Stuck to my finger: In real life on my LEFT hand, middle finger, there's a little patch of skin that is like tough scar tissue; it feels just like when you get some superglue stuck to you and it won't peel off immediately. I don't know how my fingertip got like this and it's annoying; it won't go away, no matter how often I pull the tough skin off. :( I can only guess that maybe I splashed scalding water on my hand once and it scarred over? I sometimes splash myself a bit when cooking with my pan, but I never noticed anything bad enough to form a scar. :/
"Kaya Kakooya": No real clue. I don't know if the crickety sound of the song was emphasized in my dream, or omitted entirely.
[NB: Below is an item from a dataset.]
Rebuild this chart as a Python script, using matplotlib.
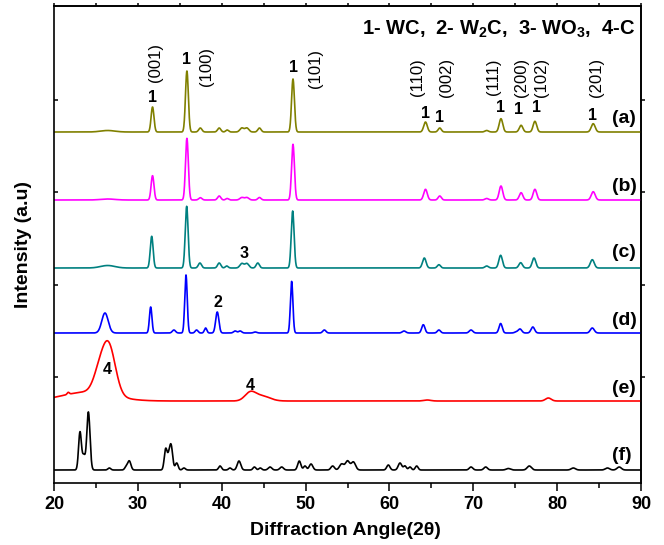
import numpy as np
import matplotlib
matplotlib.use("Agg")
import matplotlib.pyplot as plt

plt.rcParams['font.family'] = ['Liberation Sans', 'DejaVu Sans']
plt.rcParams['mathtext.fontset'] = 'custom'
plt.rcParams['mathtext.rm'] = 'Liberation Sans:bold'
plt.rcParams['mathtext.it'] = 'Liberation Sans:bold'
plt.rcParams['mathtext.bf'] = 'Liberation Sans:bold'

# peaks: centre (2theta), height, FWHM (deg)
samples = ["(a)", "(b)", "(c)", "(d)", "(e)", "(f)"]
colors = ["#808000", "#ff00ff", "#008080", "#0000ff", "#ff0000", "#000000"]
baselines = [351, 283, 215, 150, 82, 13]

a_pos = [26.4, 31.75, 35.85, 37.45, 39.7, 40.65, 42.4, 43.0, 44.5, 48.5, 64.3, 66.0, 71.6, 73.3, 75.7, 77.35, 84.3]
a_h = [1.5, 25, 61, 4, 4, 2, 4, 4, 4, 53, 10, 4, 1.5, 13.3, 6.7, 10.7, 8.3]
a_w = [2.0, 0.4, 0.4, 0.45, 0.45, 0.4, 0.55, 0.55, 0.45, 0.4, 0.5, 0.45, 0.5, 0.5, 0.5, 0.5, 0.55]

b_pos = [26.4, 31.75, 35.85, 37.45, 39.7, 40.65, 42.4, 43.0, 44.5, 48.5, 64.3, 66.0, 71.6, 73.3, 75.7, 77.35, 84.3]
b_h = [1.0, 24.3, 61.7, 2.3, 4, 1.5, 2.5, 2.5, 2.5, 55.7, 10.7, 4, 1.5, 14, 7.3, 10.7, 8.3]
b_w = [2.0, 0.4, 0.4, 0.45, 0.45, 0.4, 0.55, 0.55, 0.45, 0.4, 0.5, 0.45, 0.5, 0.5, 0.5, 0.5, 0.55]

c_pos = [26.4, 31.65, 35.82, 37.4, 39.7, 40.6, 42.4, 43.0, 44.3, 48.46, 64.16, 65.9, 71.6, 73.26, 75.65, 77.24, 84.19]
c_h = [2.5, 31.7, 61.7, 5, 5, 2, 4.5, 4.5, 5, 57, 10, 3.3, 2, 12.7, 5.3, 10, 8.3]
c_w = [2.0, 0.4, 0.4, 0.45, 0.45, 0.4, 0.55, 0.55, 0.45, 0.4, 0.5, 0.45, 0.5, 0.5, 0.5, 0.5, 0.55]

d_pos = [26.08, 31.53, 34.3, 35.74, 37.0, 38.08, 39.47, 41.6, 42.2, 44.0, 48.34, 52.24, 61.74, 64.04, 65.9, 69.73, 73.26, 75.1, 75.57, 77.1, 84.19]
d_h = [20, 26, 3, 58, 3, 5, 21, 2, 2, 1, 51.6, 3, 2, 8.3, 3, 3, 9.5, 1, 4, 6, 5]
d_w = [0.9, 0.35, 0.45, 0.35, 0.4, 0.35, 0.45, 0.45, 0.45, 0.45, 0.35, 0.45, 0.5, 0.45, 0.45, 0.5, 0.45, 0.45, 0.5, 0.5, 0.55]

e_pos = [24.0, 21.7, 25.3, 26.5, 43.4, 44.8, 64.5, 78.95]
e_h = [9, 2, 15, 50, 8, 5, 1, 3]
e_w = [7.0, 0.3, 1.6, 1.9, 1.5, 2.2, 1.0, 0.8]

f_pos = [23.1, 23.55, 24.1, 26.6, 28.6, 28.98, 33.32, 33.65, 33.95, 34.63, 35.5, 39.8, 40.99, 42.06, 43.9, 44.6, 45.76,
         47.15, 49.25, 49.93, 50.65, 53.23, 54.3, 55.0, 55.7, 59.87, 61.26, 61.85, 62.45, 63.25,
         69.73, 71.48, 74.18, 76.68, 81.93, 86.0, 87.4]
f_h = [38, 14, 58, 2, 3, 9, 21, 8, 25, 7, 2, 4, 2, 9, 3, 2, 3,
       3, 9, 4, 6, 4, 6, 9, 8, 5, 7, 4, 3, 4,
       3, 3, 1.5, 4, 2, 2, 3]
f_w = [0.4, 0.4, 0.45, 0.4, 0.4, 0.45, 0.4, 0.35, 0.45, 0.4, 0.4, 0.4, 0.4, 0.5, 0.4, 0.4, 0.5,
       0.5, 0.45, 0.4, 0.5, 0.5, 0.6, 0.6, 0.6, 0.45, 0.5, 0.4, 0.4, 0.4,
       0.5, 0.5, 0.6, 0.6, 0.6, 0.6, 0.6]

peak_tables = [(a_pos, a_h, a_w), (b_pos, b_h, b_w), (c_pos, c_h, c_w),
               (d_pos, d_h, d_w), (e_pos, e_h, e_w), (f_pos, f_h, f_w)]

# reflection indices and phase labels
hkl = ["(001)", "(100)", "(101)", "(110)", "(002)", "(111)", "(200)", "(102)", "(201)"]
hkl_x = [32.16, 38.24, 51.24, 63.4, 66.86, 72.47, 75.69, 78.19, 84.75]
hkl_y = [420, 417, 414, 406, 406, 406, 406, 406, 406]
wc_x = [31.7, 35.86, 48.6, 64.36, 66.03, 73.3, 75.4, 77.5, 84.27]
wc_y = [386, 423, 415, 370, 366, 375, 373, 375, 368]
label_x = [87.97, 87.97, 87.97, 87.97, 87.97, 87.7]
label_y = [364.7, 296.3, 230.3, 162.3, 94.7, 28]

x = np.linspace(20, 90, 3501)


def profile(pos, h, w):
    y = np.zeros_like(x)
    for p, hh, ww in zip(pos, h, w):
        y += hh * np.exp(-4 * np.log(2) * ((x - p) / ww) ** 2)
    return y


fig = plt.figure(figsize=(6.64, 5.45), dpi=100)
ax = fig.add_axes([54 / 664, 1 - 483 / 545, 587 / 664, 477 / 545])

for (pos, h, w), base, col in zip(peak_tables, baselines, colors):
    ax.plot(x, base + profile(pos, h, w), color=col, lw=1.2)

for s, lx, ly in zip(samples, label_x, label_y):
    ax.text(lx, ly, s, fontsize=14, fontweight='bold', ha='center', va='center')

for t, hx, hy in zip(hkl, hkl_x, hkl_y):
    ax.text(hx, hy, t, fontsize=12, rotation=90, ha='center', va='center')

for wx, wy in zip(wc_x, wc_y):
    ax.text(wx, wy, "1", fontsize=11.5, fontweight='bold', ha='center', va='center')

ax.text(42.66, 230, "3", fontsize=11.5, fontweight='bold', ha='center', va='center')
ax.text(39.6, 180.3, "2", fontsize=11.5, fontweight='bold', ha='center', va='center')
ax.text(26.4, 113.7, "4", fontsize=11.5, fontweight='bold', ha='center', va='center')
ax.text(43.45, 98, "4", fontsize=11.5, fontweight='bold', ha='center', va='center')

ax.text(89.4, 448.7, r"1- WC,  2- W$_2$C,  3- WO$_3$,  4-C", fontsize=14.5,
        fontweight='bold', ha='right', va='baseline')

ax.set_xlim(20, 90)
ax.set_ylim(0, 477)
ax.set_xticks(range(20, 91, 10))
ax.set_xticks(range(25, 90, 10), minor=True)
ax.set_yticks([106, 198.5, 291, 383])
ax.set_yticklabels([])
ax.tick_params(axis='x', which='major', direction='out', length=6, width=1.1, labelsize=13)
ax.tick_params(axis='x', which='minor', direction='out', length=3.5, width=1.1)
ax.tick_params(axis='y', direction='in', length=3, width=1.1)
for lab in ax.get_xticklabels():
    lab.set_fontweight('bold')

top = ax.secondary_xaxis('top')
top.set_xticks(range(20, 91, 5))
top.set_xticklabels([])
top.tick_params(direction='out', length=2, width=1.1)
right = ax.secondary_yaxis('right')
right.set_yticks([106, 198.5, 291, 383])
right.set_yticklabels([])
right.tick_params(direction='out', length=3, width=1.1)

for sp in ax.spines.values():
    sp.set_linewidth(1.2)
top.spines['top'].set_linewidth(1.2)
right.spines['right'].set_linewidth(1.2)

ax.set_xlabel(u"Diffraction Angle(2\u03b8)", fontsize=14, fontweight='bold')
ax.xaxis.set_label_coords(0.496, -0.082)
ax.set_ylabel("Intensity (a.u)", fontsize=14, fontweight='bold')
ax.yaxis.set_label_coords(-0.037, 0.5)

fig.savefig("out.png", dpi=100)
If it was present, then perhaps this has something to do with me looking for crickets every day when I go outside, just to see if they're still there or have died off for the winter. I miss their song at night already. :( Maybe another winter reference?
Tiny chipmunk: We get chipmunks on our porch eating birdseed every morning. I took pictures of one the day before the dream. They are all normal sized whereas the dream one was remarkably tiny. Another possible winter reference? Perhaps a reference to shortages?
The UAW: Where my dad works; this pops up in my dreams frequently, especially its long glass-enclosed hallways. Reference to my dad's employment and by association, money?
Steps: I don't know why I was so jazzed about wanting to take the hallway steps and then disappointed when I couldn't. Perhaps I wanted to hop up and down them like on the levels. Steps are a recurring image in my dreams. I felt childlike in wanting to do that, plus I was surrounded by children. When I was little I always wanted to explore the UAW. Reference to wistfulness for youth, when money issues were not bad and I didn't worry so much?
Two hallways: The one with the steps seemed to be the more "fun" choice; it was inaccessible to me, either due to outside forces (being locked/off limits) or due to my own anxiety (not wanting to get in trouble); I had to take the less-fun hallway which led to the gas signs. Reference to an unfun choice?
"30% off gas": In Michigan, gas prices this winter are set to go up 50%, and electricity is going up too. -_- This has me terribly anxious because we can hardly afford things as they are! I feel very angry that our government's and economy's response to this shortage is to punish the lower and middle classes by charging more, rather than by making the upper class and sports people (like Nascar) use LESS. How is it helping the shortage any by making the people who REALLY need the gas to heat their homes and get to work have to pay money they can't afford, while rich people can still afford and guzzle as much as they want, and there are sports stars being PAID to drive around and around and around and waste enormous quantities of the stuff on TV?? I don't think we're going to make it this winter without numerous shutoffs; already at the moment the cable, gas, car payment, and Internet bills are due, and we haven't even been hit with the bad stuff yet. I can't stop worrying about this. We've turned down our thermostat but it's not nearly enough, and we can't afford to take any other measures. And the temperature just keeps dropping. -_- My dad lately got angry with me for turning the thermostat down even FURTHER, and told me not to a few days before the dream. I decided to disobey and turn it down once he was gone for work. When I awoke after this dream I was very anxious that he would start yelling at me for turning it down, but he never mentioned it.
So overall, the dream seems to point at money issues regarding the coming winter and cold, though I'm not sure about a lot of the aspects, like the levels, and the song and me being Kristeva and such.